As the F.O.M.C. prepares to meet; as the S.E.C continues to deliberate; as the access to the IPO markets remains elusive; as the run to TIPS is no longer making that investment attractive; as JOBs continue to fall behind the curve, a new investment is making its debut, if the fixed income sales folks have their way and they call this little adventure into high risk, IDS.

On the surface, these actually seem like a worthy bet to play. Michael Santoli of Barron's said it best when he called investing a "probabilistic pursuit requiring imperfect analyses of many possible outcomes". He continued on to say that the most successful gamblers understand that the majority of their bets will not pay off but chasing that slim chance of winning is worth continued play.

In the case of IDS investments or Income Deposit Securities, the risk is not always as clear as the probabilities seem. These quaint inventions are not new at all for the large institutional investor but offering these - and there is really no other good word for it - junk to the average investor is why the S.E.C. is hesitating.

The underlying risk in these fixed income securities is plain to see but the offer of higher than high yields may be too much to ignore.

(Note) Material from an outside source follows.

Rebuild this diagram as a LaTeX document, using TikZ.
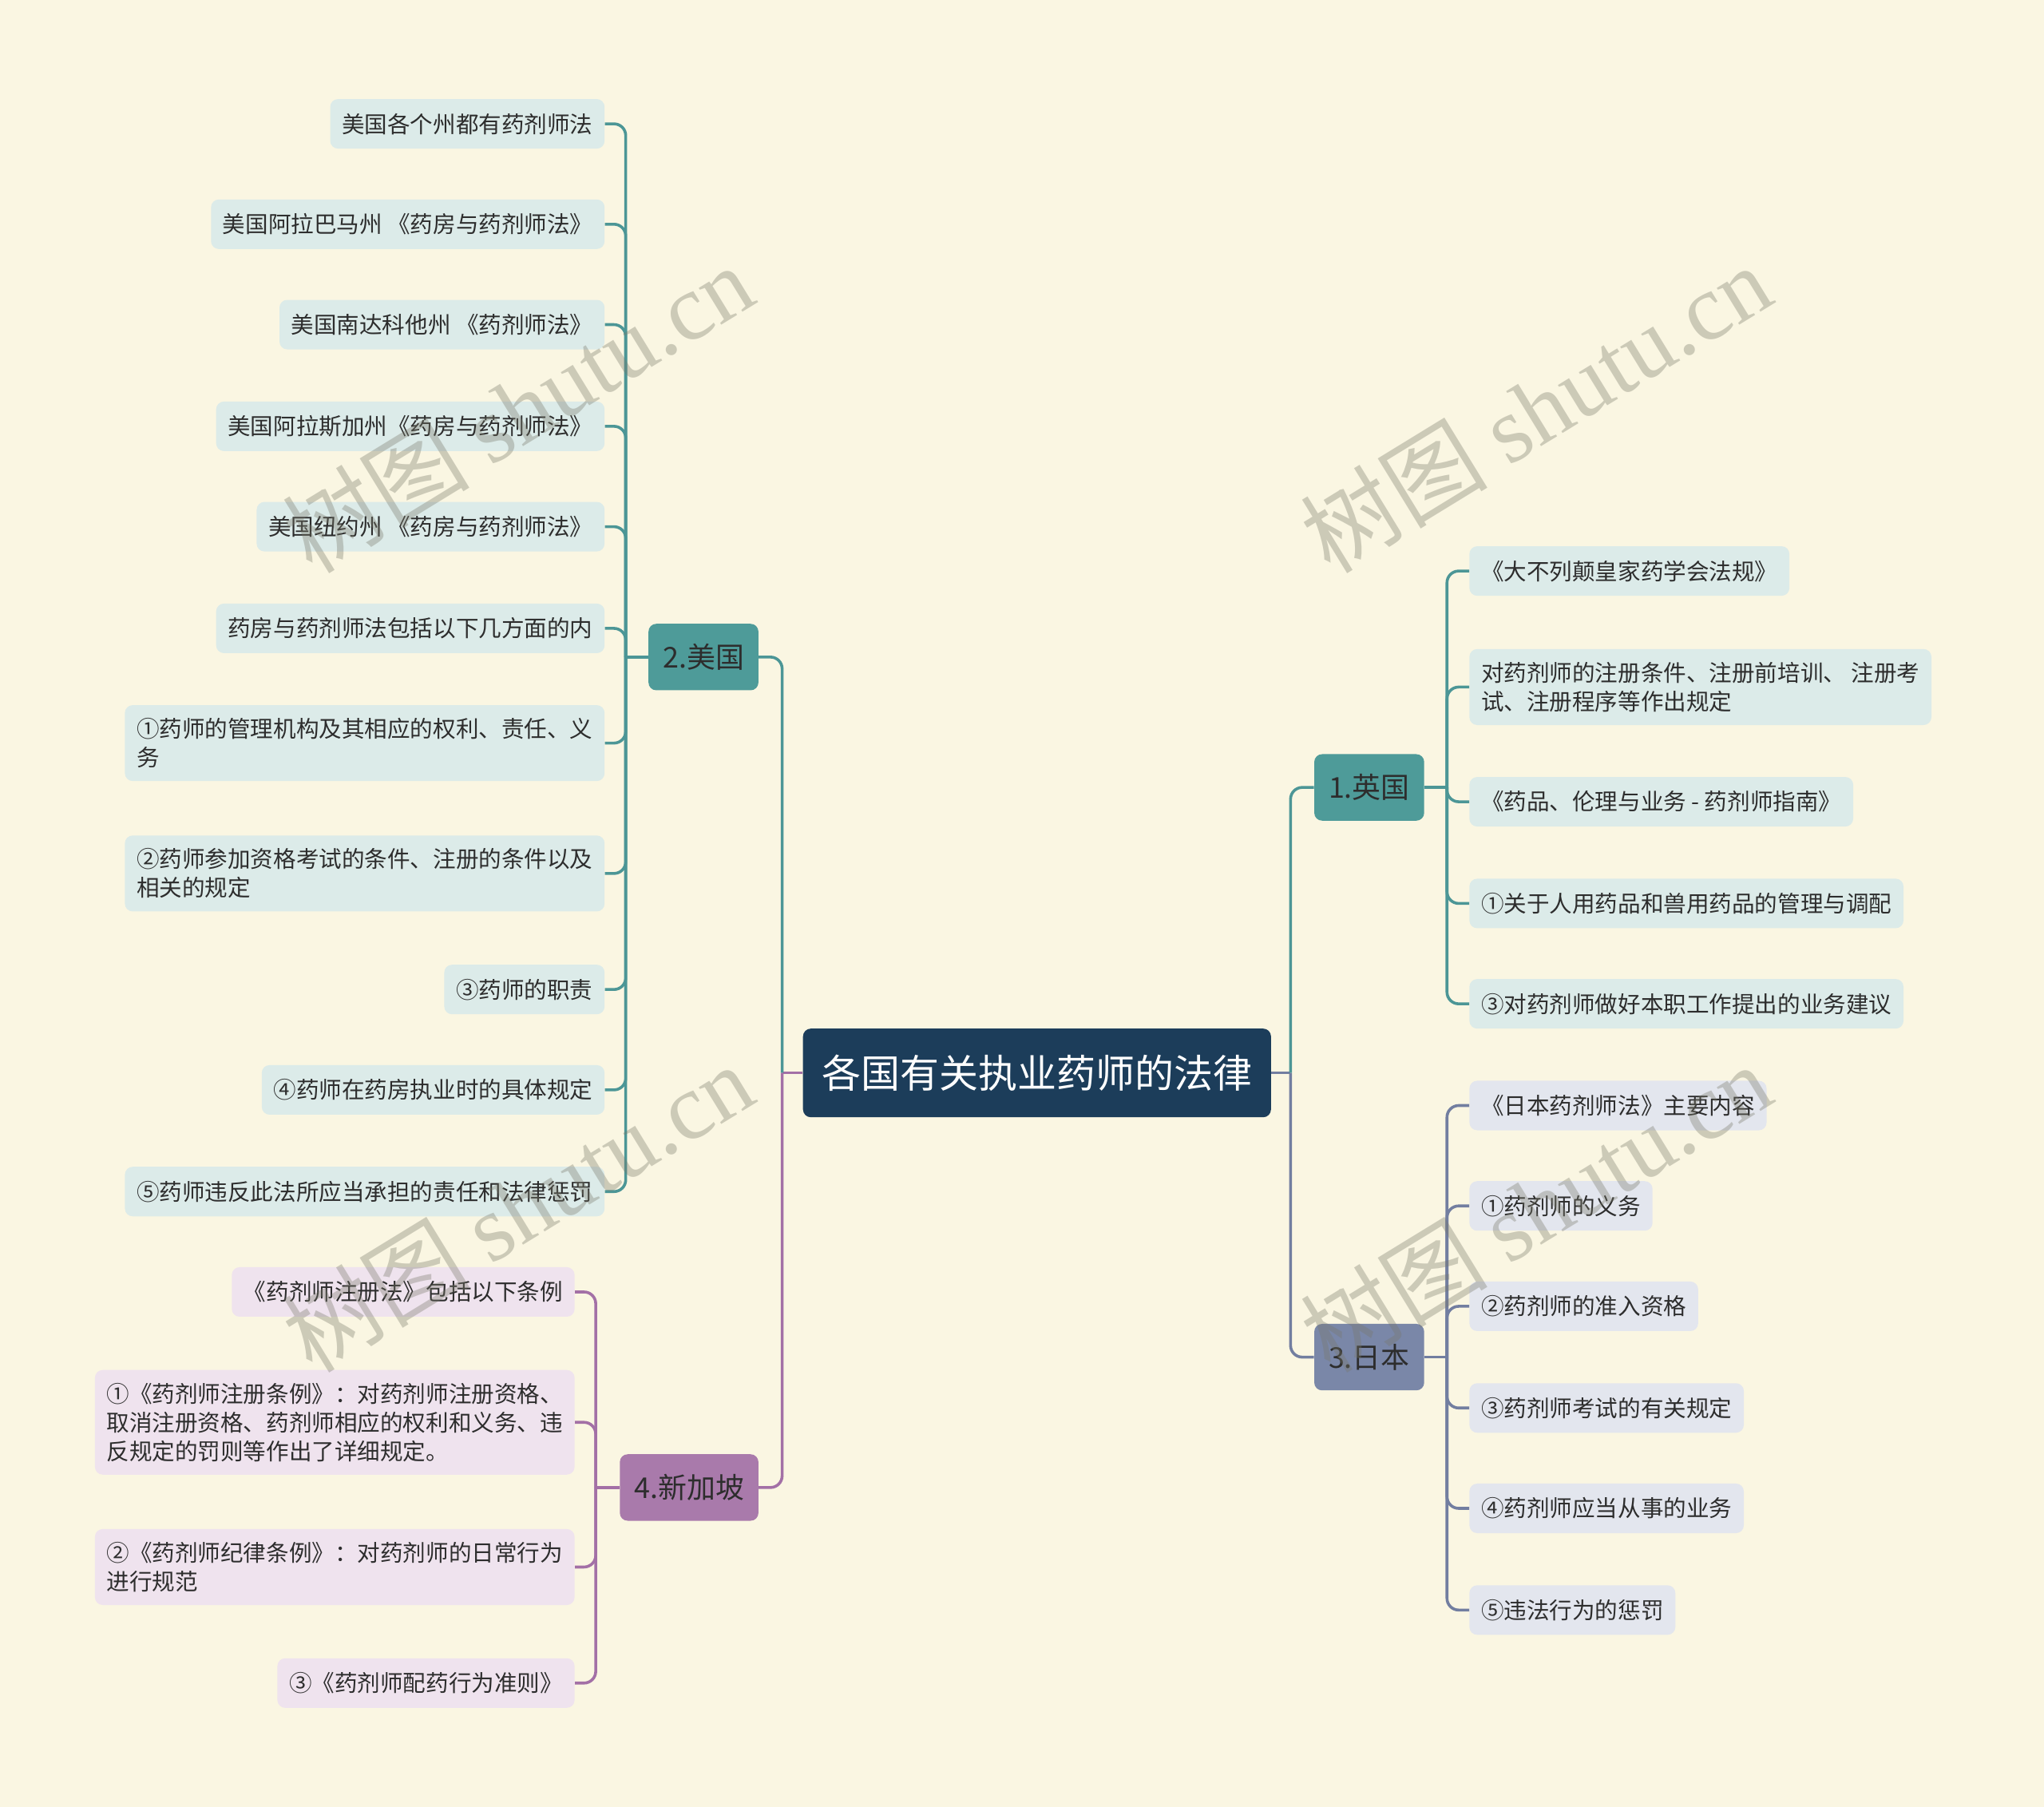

Currently the Ten-year Treasury is yielding 4.6% while the average high yield index is 8.5%. When these offerings dangle 10%, heads will surely turn.

The companies looking to borrow money in this way realize two significant things that investor should take into consideration as well. These entities were unable to garner any financial support from the equities markets. Even with the current string of successful IPOs, none of the companies resorting to IDSs would even catch a second glance.

That leaves the fixed income market, a worrisome bunch of investors who seem hesitatant to chance problematic companies who are paying almost all of their cash flow to satisfy the financing. Adding the underlying offer of equity in return for their risk, investors in this kind of junk offering will either make more than the average investor through the probabilistic time ahead.

Understanding that this is an extreme case of borrowing from Peter to pay Paul is only half the battle facing these companies. The S.E.C. hurdle has backlogged these applications for almost a year. That has allowed the Federal Reserve to catch up to these offerings, even if it was unintentional not to mention unavoidable, as they begin the long overdue raising of short-term rates.

The effect it will have on 10-year Treasuries, slightly off their recent highs of 4.85% will remove much of the advantage offered in IDSs. Even with the limited analysis and prospective forecasting, there is little chance that the IRS will be smitten with this idea. Underlying the debt is the presence of equities making the gain from the loan more difficult to gauge.

And taxes play a bigger part because of the murkiness of the investment. Companies may be left footing the bill as investor decide not to push the issue believing that the cost of complaining may actually shift the focus to them.

Investors are likely to ignore the warning signs admitting to themselves that there is now where lese to go to capture significant gains. With TIPS having inflation protection but little in the way of return, their excuses will sound more rational, at least to that little voice in their heads, forcing them to increase the bet.